Harvard at 100: case closed?

April 9, 2008

So Harvard Business School is 100 years old this week. Many happy returns. Although the argument will continue as to whether it was Harvard or its near-neighbour, Dartmouth, which actually invented the MBA, few can argue that HBS has played the defining role in management education over the last century.

Perhaps most significantly, it was the first to have the bright idea of applying the case study—until then largely confined to law schools—to the world of the MBA. Harvard is still the world’s pre-eminent producer of business school case studies. Schools that teach almost exclusively through the case-study method—which also include West Ontario (Ivey) in Canada and IESE in Spain—point to the fact that it is the nearest a classroom will come to replicating real-life business situations. Furthermore, the cut-and-thrust atmosphere of the average case discussion inevitably breeds confident and persuasive speakers, able to think on their feet.

But the method is not without its detractors. One of the biggest criticisms is that it merely rewards those who shout loudest, not necessarily those with the most cogent arguments. With marks awarded for class participation, the clamour for “airtime” can lead to an overly competitive culture—something that most schools say they are trying to move away from.

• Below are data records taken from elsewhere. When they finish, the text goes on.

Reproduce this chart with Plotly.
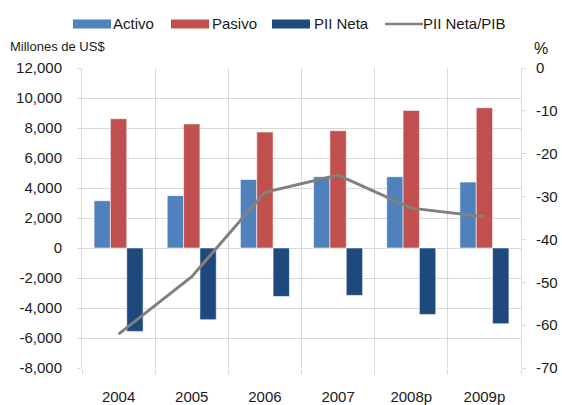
import plotly.graph_objects as go

years = ["2004", "2005", "2006", "2007", "2008p", "2009p"]
activo = [3150, 3490, 4570, 4750, 4750, 4400]
pasivo = [8620, 8270, 7730, 7820, 9170, 9350]
pii_neta = [-5560, -4780, -3230, -3160, -4430, -5050]
pii_pib = [-62.1, -48.7, -29.0, -25.0, -32.7, -34.7]

left_ticks = [-8000, -6000, -4000, -2000, 0, 2000, 4000, 6000, 8000, 10000, 12000]
left_text = [f"{v:,}" for v in left_ticks]
right_ticks = [-70, -60, -50, -40, -30, -20, -10, 0]
right_text = [str(v) for v in right_ticks]

c_act = "#4F81BD"
c_pas = "#C0504D"
c_pii = "#1F497D"
c_line = "#808080"
grid = "#D9D9D9"
txt = "#1a1a1a"
font_fam = "Liberation Sans, Arial, sans-serif"

W, H = 562, 405
L, R, T, B = 82, 41, 68, 37
PW, PH = W - L - R, H - T - B


def px(x):
    return (x - L) / PW


def py(y):
    return (H - B - y) / PH


fig = go.Figure()
for name, vals, col in [("Activo", activo, c_act), ("Pasivo", pasivo, c_pas), ("PII Neta", pii_neta, c_pii)]:
    fig.add_trace(go.Bar(x=years, y=vals, name=name, marker_color=col,
                         marker_line=dict(color="rgba(255,255,255,0.7)", width=0.8),
                         showlegend=False))
fig.add_trace(go.Scatter(x=years, y=pii_pib, name="PII Neta/PIB", yaxis="y2",
                         mode="lines", line=dict(color=c_line, width=3), showlegend=False))

# manual legend (wide swatches like the original)
shapes = []
annotations = []
legend_items = [("Activo", c_act, "box", 73, 113), ("Pasivo", c_pas, "box", 171, 212),
                ("PII Neta", c_pii, "box", 272, 314), ("PII Neta/PIB", c_line, "line", 385, 423)]
for name, col, kind, sx, tx in legend_items:
    if kind == "box":
        shapes.append(dict(type="rect", xref="paper", yref="paper",
                           x0=px(sx), x1=px(sx + 38), y0=py(28.5), y1=py(19.5),
                           fillcolor=col, line=dict(width=0)))
    else:
        shapes.append(dict(type="line", xref="paper", yref="paper",
                           x0=px(sx), x1=px(sx + 38), y0=py(24), y1=py(24),
                           line=dict(color=col, width=2.5)))
    annotations.append(dict(text=name, xref="paper", yref="paper", x=px(tx - 2), y=py(24),
                            xanchor="left", yanchor="middle", showarrow=False,
                            font=dict(size=15, family=font_fam, color=txt)))

annotations += [
    dict(text="Millones de US$", xref="paper", yref="paper", x=px(8), y=py(47),
         xanchor="left", yanchor="middle", showarrow=False,
         font=dict(size=13, family=font_fam, color=txt)),
    dict(text="%", xref="paper", yref="paper", x=px(541), y=py(48),
         xanchor="center", yanchor="middle", showarrow=False,
         font=dict(size=16, family=font_fam, color=txt)),
]

fig.update_layout(
    width=W, height=H,
    margin=dict(l=L, r=R, t=T, b=B, autoexpand=False),
    paper_bgcolor="white", plot_bgcolor="white",
    font=dict(family=font_fam, size=15, color=txt),
    barmode="group", bargap=0.33, bargroupgap=0,
    showlegend=False,
    xaxis=dict(type="category", showgrid=True, gridcolor=grid, gridwidth=1,
               tickson="boundaries", ticks="outside", ticklen=5, tickcolor=grid,
               showline=False, tickfont=dict(size=15), range=[-0.5, 5.5],
               ticklabelstandoff=18),
    yaxis=dict(range=[-8000, 12000], tickvals=left_ticks, ticktext=left_text, showgrid=True,
               gridcolor=grid, gridwidth=1, zeroline=False, showline=True,
               linecolor=grid, ticks="outside", ticklen=4, tickcolor=grid,
               tickfont=dict(size=15), ticklabelstandoff=12),
    yaxis2=dict(range=[-70, 0], tickvals=right_ticks, ticktext=right_text, overlaying="y",
                side="right", showgrid=False,
                zeroline=False, showline=True, linecolor=grid, ticks="outside",
                ticklen=4, tickcolor=grid, tickfont=dict(size=15), ticklabelstandoff=7),
    shapes=shapes,
    annotations=annotations,
)

fig.write_html("out.html", config={"displayModeBar": False},
               post_script="document.body.style.margin='0';")
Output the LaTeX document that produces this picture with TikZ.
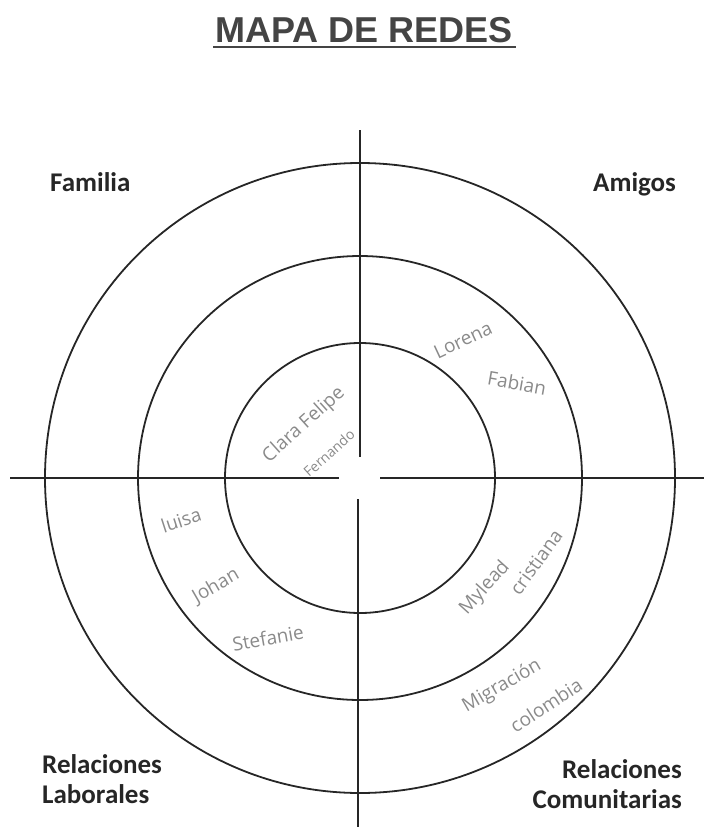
\documentclass[tikz,border=0pt]{standalone}
\usepackage{fontspec}
\setmainfont{Liberation Sans}
\newfontfamily\labelfont{Carlito}
\newfontfamily\titlefont{Liberation Sans}
\newfontfamily\handfont{Open Sans}
\definecolor{inkgray}{HTML}{444444}
\definecolor{pencil}{HTML}{8A8A8A}
\begin{document}
\begin{tikzpicture}[x=1pt,y=-1pt,
  ring/.style={draw=black!85,line width=1.8pt},
  axis/.style={draw=black!85,line width=1.8pt},
  sector/.style={font=\labelfont\bfseries\fontsize{27}{30}\selectfont,text=black!85,inner sep=0pt},
  hand/.style={font=\handfont\fontsize{19}{21}\selectfont,text=pencil,inner sep=0pt}]
\useasboundingbox (0,0) rectangle (704,827);
% title
\node[font=\titlefont\bfseries\fontsize{36}{38}\selectfont,text=inkgray,inner sep=0pt] (title) at (364,30) {MAPA DE REDES};
\coordinate (ulA) at (213,47);
\coordinate (ulB) at (516,47);
\draw[draw=inkgray,line width=2pt] (ulA) -- (ulB);
% circles
\coordinate (c) at (360,478);
\draw[ring] (c) circle[radius=315];
\draw[ring] (c) circle[radius=222];
\draw[ring] (c) circle[radius=135];
% axes
\coordinate (vt) at (360,130);
\coordinate (vtc) at (360,457);
\coordinate (vb) at (358,827);
\coordinate (vbc) at (358,499);
\coordinate (hl) at (10,478);
\coordinate (hlc) at (339,478);
\coordinate (hr) at (704,478);
\coordinate (hrc) at (380,478);
\draw[axis] (vt) -- (vtc);
\draw[axis] (vbc) -- (vb);
\draw[axis] (hl) -- (hlc);
\draw[axis] (hrc) -- (hr);
% sector labels
\node[sector,anchor=base west] (fam) at (50,191) {Familia};
\node[sector,anchor=base west] (ami) at (593,191) {Amigos};
\node[sector,anchor=base west] (rl1) at (42,773) {Relaciones};
\node[sector,anchor=base west] (rl2) at (42,803) {Laborales};
\node[sector,anchor=base east] (rc1) at (682,778) {Relaciones};
\node[sector,anchor=base east] (rc2) at (682,808) {Comunitarias};
% handwritten names
\node[hand,rotate=42] (clara) at (304,425) {Clara Felipe};
\node[hand,rotate=42,font=\handfont\fontsize{14}{16}\selectfont] (fer) at (329,453) {Fernando};
\node[hand,rotate=25] (lor) at (463,340) {Lorena};
\node[hand,rotate=-10] (fab) at (517,383) {Fabian};
\node[hand,rotate=18] (lui) at (181,520) {luisa};
\node[hand,rotate=30] (joh) at (216,586) {Johan};
\node[hand,rotate=10] (ste) at (268,638) {Stefanie};
\node[hand,rotate=48] (myl) at (485,588) {Mylead};
\node[hand,rotate=54] (cri) at (536,562) {cristiana};
\node[hand,rotate=30] (mig) at (502,686) {Migración};
\node[hand,rotate=33] (col) at (546,705) {colombia};
\end{tikzpicture}
\end{document}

Although the situation is improving, the other major criticism of the method is that cases also have a tendency to be US-centric. The question used to be asked about whether it was relevant for an Asian student, for example, to study case-after-case examining American business dilemmas. But in this world of globalisation, it is fair to wonder whether it is even relevant for US students any more.

So will the method continue into Harvard’s second century? A joke among management consultants tells of the freshly-graduated MBA who waltzes in to the office on his first day and demands: “bring me the first case!”. Business life has always been more complicated than that. But with the modern emphasis on learning through action—particularly with students being parachuted into real-life companies to solve real-life problems—surely there are better preparations for post-MBA employment?